Que la gente está mamada es obvio, que la ineptitud es galopante, salta a la vista, que la clase media está jodida, es una verdad de Perogrullo, que terminan en pedreas y en abuso del Esmad, es casi casi un lugar común, y que los motivos siempre sobran, no tiene discusión, pero un hecho real es que en Colombia, desde la Revolución Comunera, en 1781, son pocos los paros que han tumbado a un presidente, dos para ser más claros: en 1909, las protestas contra Rafael Reyes terminaron en represión y a los pocos meses renunció. Uno. En 1948, Jorge Eliécer Gaitán promovió la Marcha del Silencio, que convocó a más de 100 mil personas sin una consecuencia real. En el 54, durante el gobierno de Rojas Pinilla, hubo protestas con muertos de por medio, pero se aguantó tres años más hasta que otro paro lo obligó a la renuncia y al exilio. Dos. De ahí en adelante solamente se recuerda el paro del 14 de septiembre de 1977 durante el gobierno de López Michelsen, la movilización contra el secuestro de las Farc y las protestas estudiantiles y los paros campesinos durante el gobierno Santos. Un pobre balance en más de cien años de historia de un país donde los políticos siempre han abusado.

No necesariamente en ese orden, me quejo, me burlo, escribo, voto y a veces, hago lo que me toca como ciudadano.

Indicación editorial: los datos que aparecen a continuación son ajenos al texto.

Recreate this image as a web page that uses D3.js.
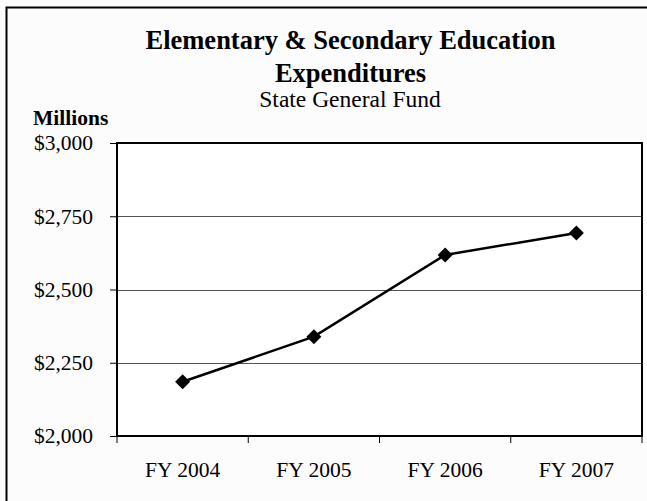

Vayamos a Duque, del que uno no sabe si reírse o sentarse a sollozar, porque parece estar prisionero en un cargo que no quiso, pero que tampoco fue capaz de rechazar. Está ganando tiempo, esperando que el partido se termine para que no le metan otro gol, que, en su caso, siempre es autogol.

Encerrado con sus amiguetes de la Sergio, como los primíparos de universidad que se reúnen en un grupo de estudio, elabora teorías, diseña programas, escribe libretos y discursos, hace planes con diagramas de flujo y esquemas paso a paso, de pronto bien intencionados, pero que para un país como el nuestro sirven poco. O muy poco.

El problema de Duque no es la ausencia de rating sino la falta de sintonía.

No nos digamos mentiras, sin la pandemia, Duque estaría envainado porque no habría sabido en qué ocupar su tiempo libre. Su problema no es la ausencia de rating sino la falta de sintonía. A esta altura parece no importarle nada. Ni que le digan, ni que lo insulten, ni que le hagan matoneo con las bromas. Hasta Uribe parece decidido a desmarcarse. Como los músicos del Titanic, los del Centro Democrático tocaron el vals hasta que el agua les llegó a las tetillas, pero ya no aguantan más y han empezado a hacerle el feo y esa tal vez será la única forma de que haga algo diferente. No los paros, no las encuestas, no su impopularidad, no las burlas, porque todo eso le vale tanto como un huevo de los que compra Minhacienda.

Para nuestra desgracia, falta poco más de un año, suficiente para hacer la Copa América, fumigar con glifosato, aplicarnos un impuesto con nombre rimbombante, nombrar a Carrasquilla y a Hassan embajadores en Grecia o en Brasil. Se quedará solo, eso sí, o tal vez con sus amigos de la Sergio, como cuando la Virgen suelta al niño y los apóstoles la miran de reojo.